▸ **Request**: Among the lines below, keep only those from the one containing "Write a component" through the one containing "XAxis, YAxis, LabelList", and reproduce them exactly.

** START Data extract **

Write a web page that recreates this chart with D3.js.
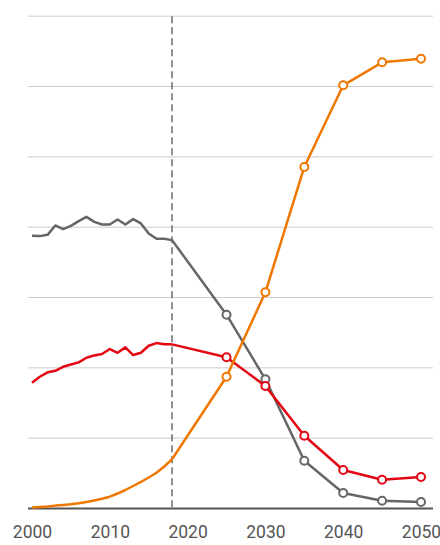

** END Data extract **
** START Data extract **

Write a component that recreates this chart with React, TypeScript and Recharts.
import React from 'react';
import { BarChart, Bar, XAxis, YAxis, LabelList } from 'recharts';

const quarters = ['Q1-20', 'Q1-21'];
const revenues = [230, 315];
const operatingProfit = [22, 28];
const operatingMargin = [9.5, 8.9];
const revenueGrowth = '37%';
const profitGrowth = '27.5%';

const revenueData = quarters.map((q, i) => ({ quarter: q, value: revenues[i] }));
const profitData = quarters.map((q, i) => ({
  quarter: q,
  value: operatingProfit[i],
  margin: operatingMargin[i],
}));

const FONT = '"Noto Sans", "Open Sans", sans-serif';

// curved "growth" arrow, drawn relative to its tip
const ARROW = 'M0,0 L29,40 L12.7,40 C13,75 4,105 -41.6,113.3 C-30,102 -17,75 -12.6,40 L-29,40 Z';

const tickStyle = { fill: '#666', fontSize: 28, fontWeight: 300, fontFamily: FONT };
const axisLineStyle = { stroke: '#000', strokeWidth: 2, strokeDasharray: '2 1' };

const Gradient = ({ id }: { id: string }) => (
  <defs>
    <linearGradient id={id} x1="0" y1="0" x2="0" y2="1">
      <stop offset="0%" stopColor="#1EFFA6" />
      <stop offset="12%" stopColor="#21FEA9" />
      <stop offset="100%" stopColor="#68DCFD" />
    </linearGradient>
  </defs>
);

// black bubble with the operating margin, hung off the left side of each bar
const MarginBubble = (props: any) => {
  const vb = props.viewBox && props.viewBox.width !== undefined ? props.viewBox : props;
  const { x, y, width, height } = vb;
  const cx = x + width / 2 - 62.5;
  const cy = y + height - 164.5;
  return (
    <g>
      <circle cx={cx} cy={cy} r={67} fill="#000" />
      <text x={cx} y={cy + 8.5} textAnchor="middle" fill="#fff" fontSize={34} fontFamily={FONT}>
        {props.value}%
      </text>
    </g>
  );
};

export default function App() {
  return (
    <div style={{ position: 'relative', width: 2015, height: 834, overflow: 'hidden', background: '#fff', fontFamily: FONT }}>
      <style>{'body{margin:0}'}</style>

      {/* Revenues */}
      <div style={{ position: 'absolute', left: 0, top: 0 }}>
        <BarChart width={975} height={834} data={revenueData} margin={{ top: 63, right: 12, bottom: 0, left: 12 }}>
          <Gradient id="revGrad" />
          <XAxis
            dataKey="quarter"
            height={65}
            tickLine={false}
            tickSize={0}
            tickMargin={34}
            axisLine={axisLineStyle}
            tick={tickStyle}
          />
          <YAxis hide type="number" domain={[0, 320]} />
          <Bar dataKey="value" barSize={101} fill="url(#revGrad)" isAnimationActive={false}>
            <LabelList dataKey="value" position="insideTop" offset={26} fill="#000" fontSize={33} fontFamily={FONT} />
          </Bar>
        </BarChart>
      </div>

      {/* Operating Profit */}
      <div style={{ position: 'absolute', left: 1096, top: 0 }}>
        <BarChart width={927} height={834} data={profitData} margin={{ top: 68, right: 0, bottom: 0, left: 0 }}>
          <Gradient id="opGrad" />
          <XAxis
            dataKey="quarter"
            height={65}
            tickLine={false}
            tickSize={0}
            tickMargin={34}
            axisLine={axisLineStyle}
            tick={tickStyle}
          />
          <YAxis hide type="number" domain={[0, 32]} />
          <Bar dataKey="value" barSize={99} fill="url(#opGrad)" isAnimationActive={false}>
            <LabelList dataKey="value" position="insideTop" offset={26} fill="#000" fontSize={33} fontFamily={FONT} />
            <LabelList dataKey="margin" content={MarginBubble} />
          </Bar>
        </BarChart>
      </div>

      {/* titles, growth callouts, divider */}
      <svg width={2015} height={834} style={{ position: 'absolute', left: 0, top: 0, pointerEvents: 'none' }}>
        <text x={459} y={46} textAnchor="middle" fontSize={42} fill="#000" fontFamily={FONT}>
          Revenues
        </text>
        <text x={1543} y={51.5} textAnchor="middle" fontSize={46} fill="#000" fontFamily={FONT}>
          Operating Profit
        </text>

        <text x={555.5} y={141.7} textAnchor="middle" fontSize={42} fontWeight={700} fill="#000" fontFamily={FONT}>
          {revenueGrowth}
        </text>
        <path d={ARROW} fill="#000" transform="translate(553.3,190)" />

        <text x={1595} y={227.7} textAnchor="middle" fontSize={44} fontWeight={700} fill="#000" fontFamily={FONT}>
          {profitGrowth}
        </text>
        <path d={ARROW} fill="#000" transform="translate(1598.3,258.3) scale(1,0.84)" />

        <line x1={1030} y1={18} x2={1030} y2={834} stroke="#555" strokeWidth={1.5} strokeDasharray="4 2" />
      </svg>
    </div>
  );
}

** END Data extract **
** START Data extract **

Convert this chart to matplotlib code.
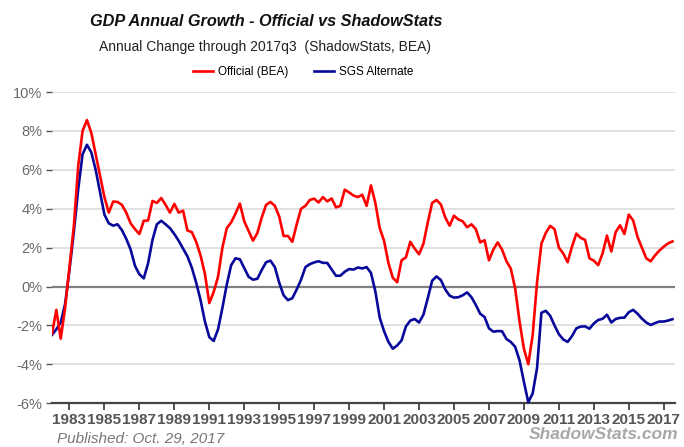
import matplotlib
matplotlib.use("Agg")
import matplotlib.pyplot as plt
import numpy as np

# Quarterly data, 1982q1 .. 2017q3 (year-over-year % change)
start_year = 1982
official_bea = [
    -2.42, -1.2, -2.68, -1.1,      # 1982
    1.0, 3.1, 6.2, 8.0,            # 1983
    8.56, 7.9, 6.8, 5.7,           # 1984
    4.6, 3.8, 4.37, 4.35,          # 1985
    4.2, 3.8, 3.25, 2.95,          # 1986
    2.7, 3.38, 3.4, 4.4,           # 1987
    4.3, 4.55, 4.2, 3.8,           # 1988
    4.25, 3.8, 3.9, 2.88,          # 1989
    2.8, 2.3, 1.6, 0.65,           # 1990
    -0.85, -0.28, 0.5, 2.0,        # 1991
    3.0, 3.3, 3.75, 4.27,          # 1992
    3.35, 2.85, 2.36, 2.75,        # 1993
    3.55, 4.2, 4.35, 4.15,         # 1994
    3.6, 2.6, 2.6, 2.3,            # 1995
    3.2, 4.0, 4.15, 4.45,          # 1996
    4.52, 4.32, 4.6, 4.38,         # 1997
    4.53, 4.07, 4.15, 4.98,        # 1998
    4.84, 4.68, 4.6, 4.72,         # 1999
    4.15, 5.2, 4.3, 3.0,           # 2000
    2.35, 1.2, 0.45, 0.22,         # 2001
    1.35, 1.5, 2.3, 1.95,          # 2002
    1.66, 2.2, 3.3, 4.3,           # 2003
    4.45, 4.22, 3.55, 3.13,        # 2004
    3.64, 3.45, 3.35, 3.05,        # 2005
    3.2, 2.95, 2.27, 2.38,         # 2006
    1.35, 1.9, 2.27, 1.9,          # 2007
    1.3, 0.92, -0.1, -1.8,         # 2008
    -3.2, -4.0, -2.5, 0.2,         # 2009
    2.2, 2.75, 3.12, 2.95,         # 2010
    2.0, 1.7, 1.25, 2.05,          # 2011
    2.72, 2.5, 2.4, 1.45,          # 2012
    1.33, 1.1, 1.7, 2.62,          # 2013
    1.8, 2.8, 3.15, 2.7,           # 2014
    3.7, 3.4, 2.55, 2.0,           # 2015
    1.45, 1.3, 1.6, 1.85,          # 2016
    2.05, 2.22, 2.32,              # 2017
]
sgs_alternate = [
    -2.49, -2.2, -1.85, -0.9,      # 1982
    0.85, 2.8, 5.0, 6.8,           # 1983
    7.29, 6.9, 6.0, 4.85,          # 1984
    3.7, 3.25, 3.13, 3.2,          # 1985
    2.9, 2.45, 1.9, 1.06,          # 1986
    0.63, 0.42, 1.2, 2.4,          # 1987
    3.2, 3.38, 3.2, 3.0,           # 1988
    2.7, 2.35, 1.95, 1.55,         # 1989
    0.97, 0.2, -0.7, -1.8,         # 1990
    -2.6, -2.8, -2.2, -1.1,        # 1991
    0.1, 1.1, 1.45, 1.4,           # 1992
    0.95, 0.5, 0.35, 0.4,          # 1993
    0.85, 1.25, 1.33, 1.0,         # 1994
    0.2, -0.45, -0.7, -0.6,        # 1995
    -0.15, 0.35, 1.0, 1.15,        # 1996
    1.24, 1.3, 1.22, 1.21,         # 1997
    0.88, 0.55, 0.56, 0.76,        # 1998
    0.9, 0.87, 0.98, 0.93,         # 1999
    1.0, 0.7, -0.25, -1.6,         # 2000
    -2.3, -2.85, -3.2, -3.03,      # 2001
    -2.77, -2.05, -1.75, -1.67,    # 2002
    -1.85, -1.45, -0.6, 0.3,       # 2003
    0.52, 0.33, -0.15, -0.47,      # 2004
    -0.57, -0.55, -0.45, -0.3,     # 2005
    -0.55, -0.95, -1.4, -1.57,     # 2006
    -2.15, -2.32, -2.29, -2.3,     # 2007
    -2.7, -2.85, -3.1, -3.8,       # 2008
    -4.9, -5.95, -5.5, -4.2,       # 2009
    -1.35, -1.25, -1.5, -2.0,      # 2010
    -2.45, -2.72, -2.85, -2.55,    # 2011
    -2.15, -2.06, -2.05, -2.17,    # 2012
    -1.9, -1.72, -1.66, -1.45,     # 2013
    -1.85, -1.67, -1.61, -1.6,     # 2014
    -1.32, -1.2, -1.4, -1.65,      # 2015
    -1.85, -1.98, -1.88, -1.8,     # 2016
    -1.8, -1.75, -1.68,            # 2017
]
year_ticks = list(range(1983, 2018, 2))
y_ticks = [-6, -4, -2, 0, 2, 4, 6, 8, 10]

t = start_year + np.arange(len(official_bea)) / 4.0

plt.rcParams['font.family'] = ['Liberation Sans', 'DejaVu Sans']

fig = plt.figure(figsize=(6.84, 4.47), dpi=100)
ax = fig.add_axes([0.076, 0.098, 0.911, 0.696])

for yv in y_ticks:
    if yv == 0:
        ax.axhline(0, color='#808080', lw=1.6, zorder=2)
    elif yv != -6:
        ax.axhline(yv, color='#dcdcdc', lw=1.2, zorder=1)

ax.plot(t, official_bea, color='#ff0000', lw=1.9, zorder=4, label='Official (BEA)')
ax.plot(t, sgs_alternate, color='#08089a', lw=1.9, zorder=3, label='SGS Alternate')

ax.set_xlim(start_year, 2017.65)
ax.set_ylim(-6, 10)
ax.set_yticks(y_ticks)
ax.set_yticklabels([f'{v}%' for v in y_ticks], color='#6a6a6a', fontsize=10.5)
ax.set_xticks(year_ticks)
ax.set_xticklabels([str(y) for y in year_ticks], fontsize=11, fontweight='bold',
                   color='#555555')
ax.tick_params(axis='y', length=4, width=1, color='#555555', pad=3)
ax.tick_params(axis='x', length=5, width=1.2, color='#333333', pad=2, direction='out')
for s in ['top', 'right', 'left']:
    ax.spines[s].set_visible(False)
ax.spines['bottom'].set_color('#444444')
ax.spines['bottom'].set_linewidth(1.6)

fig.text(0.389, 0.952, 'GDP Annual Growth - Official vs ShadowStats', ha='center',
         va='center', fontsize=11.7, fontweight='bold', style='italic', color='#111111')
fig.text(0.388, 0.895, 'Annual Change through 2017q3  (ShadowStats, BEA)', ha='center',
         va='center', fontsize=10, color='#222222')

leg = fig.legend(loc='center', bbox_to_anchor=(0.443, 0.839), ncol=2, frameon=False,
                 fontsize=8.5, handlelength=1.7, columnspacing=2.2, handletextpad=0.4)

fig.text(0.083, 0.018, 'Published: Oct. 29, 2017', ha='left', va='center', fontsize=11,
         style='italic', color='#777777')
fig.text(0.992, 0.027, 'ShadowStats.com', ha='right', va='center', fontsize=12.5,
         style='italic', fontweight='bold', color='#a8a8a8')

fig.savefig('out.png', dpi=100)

** END Data extract **

▸ **Full answer**:
Write a component that recreates this chart with React, TypeScript and Recharts.
import React from 'react';
import { BarChart, Bar, XAxis, YAxis, LabelList } from 'recharts';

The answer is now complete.